Transgender youth face an especially trying time during this period — one worsened by Donald Trump’s administration’s support of removing protection for transgender students using the bathroom of their gender.
These students not only get the normal trials of high school, but also added joys of stigma and microaggression, which, incidentally, reared it’s head in the recent case of Mack Beggs, a 17-year-old trans male who was forced to compete as a female wrestler under University Interscholastic League rules.
Texas is not adept when it comes to the treatment of LGBT individuals, and the decision to base a competitor’s gender on their birth certificate is a testament to that ineptitude.
If Beggs were a college wrestler, NCAA rules would require him to compete with men alone.
Beggs, who is taking testosterone, expressed his desire to wrestle with the boys, but the rules prohibited him from wrestling against anyone except girls.
When he won the Texas girl’s state championship a few weeks ago, there was an uproar as to whether or not it was fair, as testosterone aids in strength and building muscle.
While his use of testosterone is within UIL guidelines, it is worth asserting quite plainly that Beggs is not at fault in this situation, but rather the guidelines, as they limit him based upon cisnormative concepts of gender.
While the solution is rather simple (just let him compete as a boy), it does serve to both expose hypocrisy within cisnormative mindsets as well as introduce the increasingly pertinent conversation of transgender athletes.

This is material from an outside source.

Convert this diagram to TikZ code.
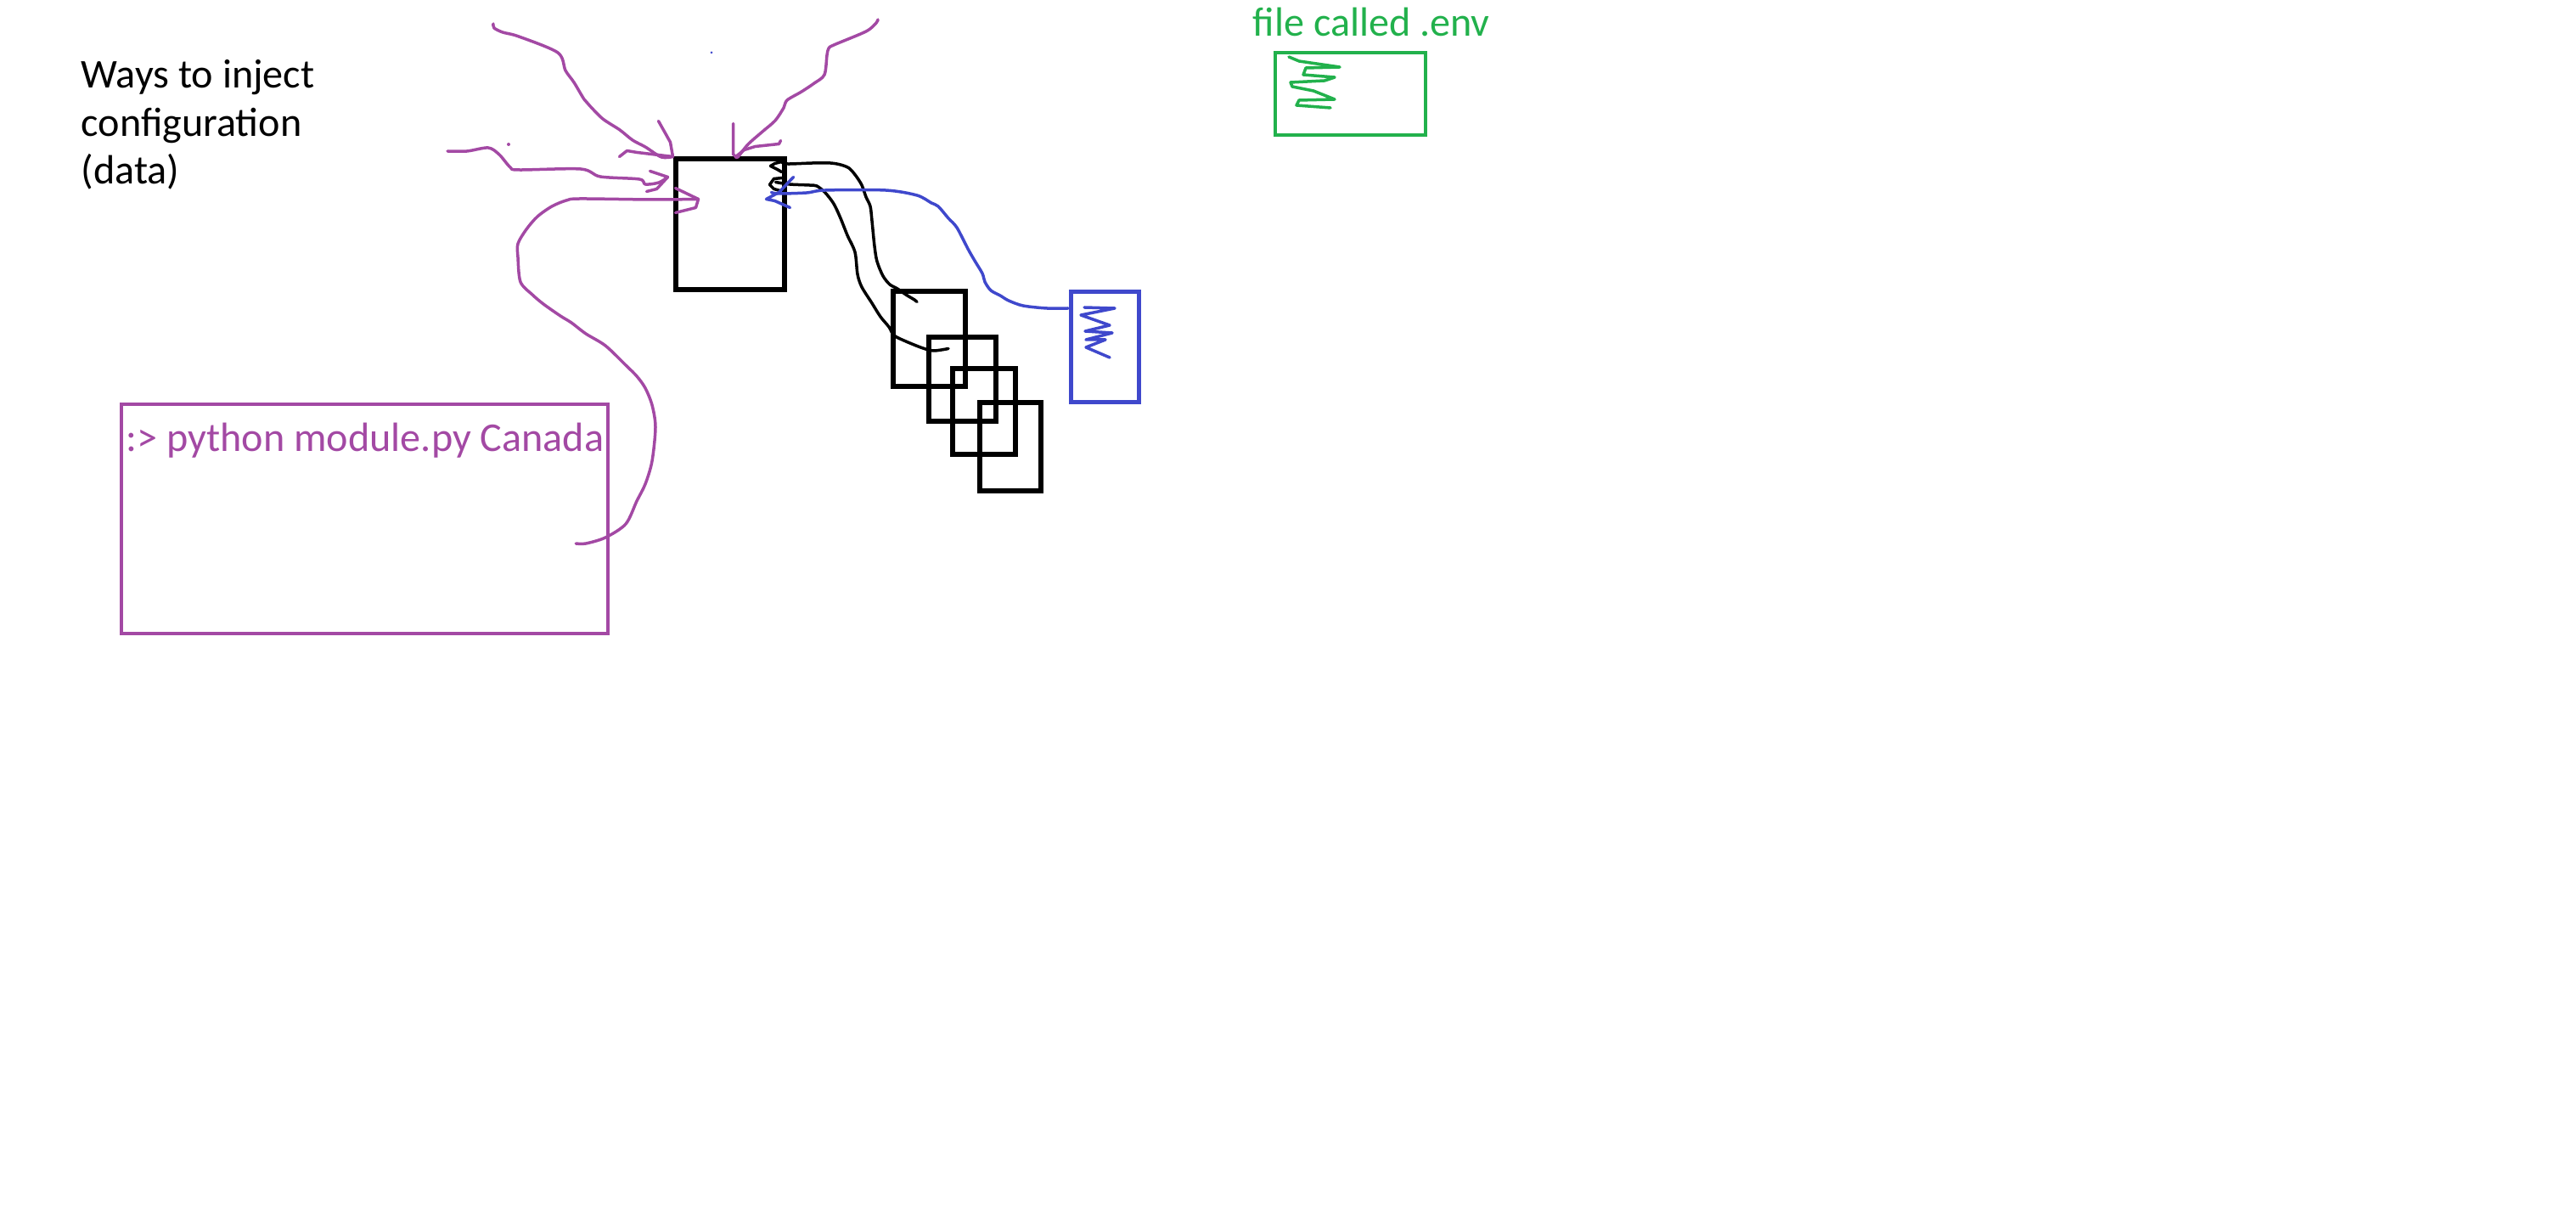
\documentclass[tikz,border=0pt]{standalone}
\usepackage{fontspec}
\setmainfont{Carlito}
\usetikzlibrary{calc}
\definecolor{ppurple}{RGB}{163,73,164}
\definecolor{pblue}{RGB}{63,72,204}
\definecolor{pgreen}{RGB}{34,177,76}

\begin{document}
\begin{tikzpicture}[
  x=0.1mm,y=-0.1mm,
  box/.style={draw,line width=0.6mm,inner sep=0pt},
  txt/.style={inner sep=0pt,anchor=base west,align=left,font=\fontsize{13.7pt}{16.2pt}\selectfont},
  pen/.style={line width=0.35mm,line cap=round,line join=round}
]
\useasboundingbox (0,0) rectangle (3034,1446);

% Texts
\node[txt] (title) at (95,217) {Ways to inject\\configuration\\(data)};
\node[txt,text=pgreen] (envlbl) at (1475,43) {file called .env};

% Boxes
\node[box,minimum width=12.8mm,minimum height=15.4mm] (main) at (859.5,264.5) {};
\node[box,minimum width=8.5mm,minimum height=11.2mm] (cfg1) at (1094,399.5) {};
\node[box,minimum width=7.9mm,minimum height=9.9mm] (cfg2) at (1133,447) {};
\node[box,minimum width=7.4mm,minimum height=10.1mm] (cfg3) at (1158.5,485) {};
\node[box,minimum width=7.2mm,minimum height=10.4mm] (cfg4) at (1189.5,526.5) {};
\node[box,draw=pblue,line width=0.5mm,minimum width=8mm,minimum height=13mm] (envb) at (1301.5,408.5) {};
\node[box,draw=pgreen,line width=0.45mm,minimum width=17.7mm,minimum height=9.7mm] (genv) at (1590.5,110.5) {};
\node[box,draw=ppurple,line width=0.45mm,minimum width=57.3mm,minimum height=27mm] (cli) at (429.5,611) {};
\node[txt,text=ppurple] (cmd) at (148,532) {:> python module.py Canada};

% Scribbles
\draw[pen,pblue] (1277,362) -- (1313,363) -- (1273,371) -- (1307,383) -- (1278,390) -- (1310,392)
  -- (1279,400) -- (1302,400) -- (1279,409) -- (1307,421);
\draw[pen,pgreen] (1518,67) -- (1530,72) -- (1578,79) -- (1538,80) -- (1535,88) -- (1572,91)
  -- (1560,95) -- (1520,97) -- (1522,102) -- (1547,107) -- (1572,117) -- (1530,118) -- (1527,124) -- (1567,127);
\fill[ppurple] (599,170) circle (2);
\fill[pblue] (838,62) circle (1.5);

% Ends
\coordinate (p1) at (581,28);
\coordinate (p2) at (527,178);
\coordinate (p3) at ($(cli.east)+(-40,29)$);
\coordinate (p4) at (1034,23);
\coordinate (t1) at (main.north west);
\coordinate (t2) at ($(main.north west)+(-6,24)$);
\coordinate (t3) at ($(main.north west)+(30,50)$);
\coordinate (t4) at ($(main.north)+(7,0)$);
\coordinate (sA) at ($(cfg1.north)+(-14,15)$);
\coordinate (sB) at ($(cfg2.north)+(-16,16)$);
\coordinate (sC) at ($(envb.north west)+(-1,22)$);
\coordinate (tA) at ($(main.north east)+(-6,6)$);
\coordinate (tB) at ($(main.north east)+(-13,30)$);
\coordinate (tC) at ($(main.north east)+(-18,42)$);

% Purple: ways in
\draw[pen,ppurple] plot[smooth,tension=.5] coordinates {(p1) (582,33) (592,38) (611,43) (657,62) (666,83)
  (676,97) (688,117) (695,125) (710,140) (730,153) (745,165) (760,173) (779,185) (t1)};
\draw[pen,ppurple] (t1) -- ++(-3,-17) -- ++(-5,-9) -- ++(-9,-16);
\draw[pen,ppurple] (t1) -- ++(-42,-5) -- ++(-12,-2) -- ++(-9,7);
\draw[pen,ppurple] plot[smooth,tension=.5] coordinates {(p2) (550,178) (575,174) (588,182) (601,197)
  (611,200) (684,199) (707,208) (753,211) (760,217) (776,215) (t2)};
\draw[pen,ppurple] (t2) -- ++(-21,-7);
\draw[pen,ppurple] (t2) -- ++(-13,14) -- ++(-12,3);
\draw[pen,ppurple] plot[smooth,tension=.5] coordinates {(p3) (690,640) (713,633) (737,617) (750,590)
  (760,570) (768,543) (772,503) (768,477) (760,457) (750,443) (737,430) (713,407) (690,393) (673,380)
  (660,372) (640,358) (627,347) (613,332) (610,303) (610,287) (620,270) (633,255) (650,243) (667,236)
  (683,234) (767,235) (t3)};
\draw[pen,ppurple] (t3) -- ++(-27,-13);
\draw[pen,ppurple] (t3) -- ++(-3,10) -- ++(-12,3) -- ++(-12,3);
\draw[pen,ppurple] plot[smooth,tension=.5] coordinates {(p4) (1032,27) (1020,37) (982,53) (976,57)
  (974,65) (971,88) (959,98) (944,108) (927,118) (923,127) (913,142) (898,155) (881,170) (869,185) (t4)};
\draw[pen,ppurple] (t4) -- ++(-3,-3) -- ++(0,-36);
\draw[pen,ppurple] (t4) -- ++(10,-8) -- ++(13,-4) -- ++(28,-3) -- ++(2,-4);

% Black: config files
\draw[pen] plot[smooth,tension=.5] coordinates {(sA) (1077,353) (1067,347) (1057,340) (1048,335)
  (1040,325) (1033,308) (1030,290) (1027,260) (1025,243) (1020,232) (1015,218) (1008,207) (1000,198)
  (990,194) (978,192) (957,192) (927,193) (tA)};
\draw[pen] (tA) -- ++(-8,2) -- ++(-5,3) -- ++(8,4) -- ++(5,3);
\draw[pen] plot[smooth,tension=.5] coordinates {(sB) (1100,413) (1087,410) (1067,402) (1053,395)
  (1047,385) (1037,373) (1027,357) (1015,338) (1010,323) (1007,297) (998,277) (990,257) (982,240)
  (972,227) (962,219) (953,218) (930,217) (tB)};
\draw[pen] (tB) ++(8,-5) -- ++(-10,1) -- ++(-5,7) -- ++(5,5) -- ++(7,2);

% Blue: env file
\draw[pen,pblue] plot[smooth,tension=.5] coordinates {(sC) (1233,363) (1205,360) (1188,354) (1178,348)
  (1167,342) (1160,332) (1157,322) (1148,307) (1140,293) (1127,268) (1117,257) (1105,243) (1097,239)
  (1080,230) (1043,224) (972,224) (950,227) (917,228) (tC)};
\draw[pen,pblue] (tC) ++(26,-18) -- ++(-17,18) -- ++(-15,8) -- ++(10,2) -- ++(18,8);
\end{tikzpicture}
\end{document}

The former primarily concerns the paradox of Beggs’ situation: they do not wish for him to compete as a boy, because that goes against pre-existing notions of gender and gender binaries, yet there is dissent and uproar when he succeeds within the girls league, as he clearly does not belong there.
It exposes the reality that many would simply prefer transgender people to not exist, and therefore complicate their existence, a reality that must be addressed if we wish to make any sort of claim towards justice in the U.S.
Trans visibility is on the rise in the U.S., and exposes complications of inequality in the sporting world.
Should people be allowed to participate regardless of their gender? Should it be regulated to only the gender they were assigned at birth?
As for right now, Beggs is deserving of only congratulations for his achievements in UIL wrestling.
He put in a lot of effort and training, more than many are willing to put in, and he deserves recognition and accolades where they are due, regardless of sexist and cisnormative rules.
“I wouldn’t be here today if it weren’t for my teammates,” Beggs said to the media upon winning. “That’s honestly what the spotlight should’ve been on, my teammates.”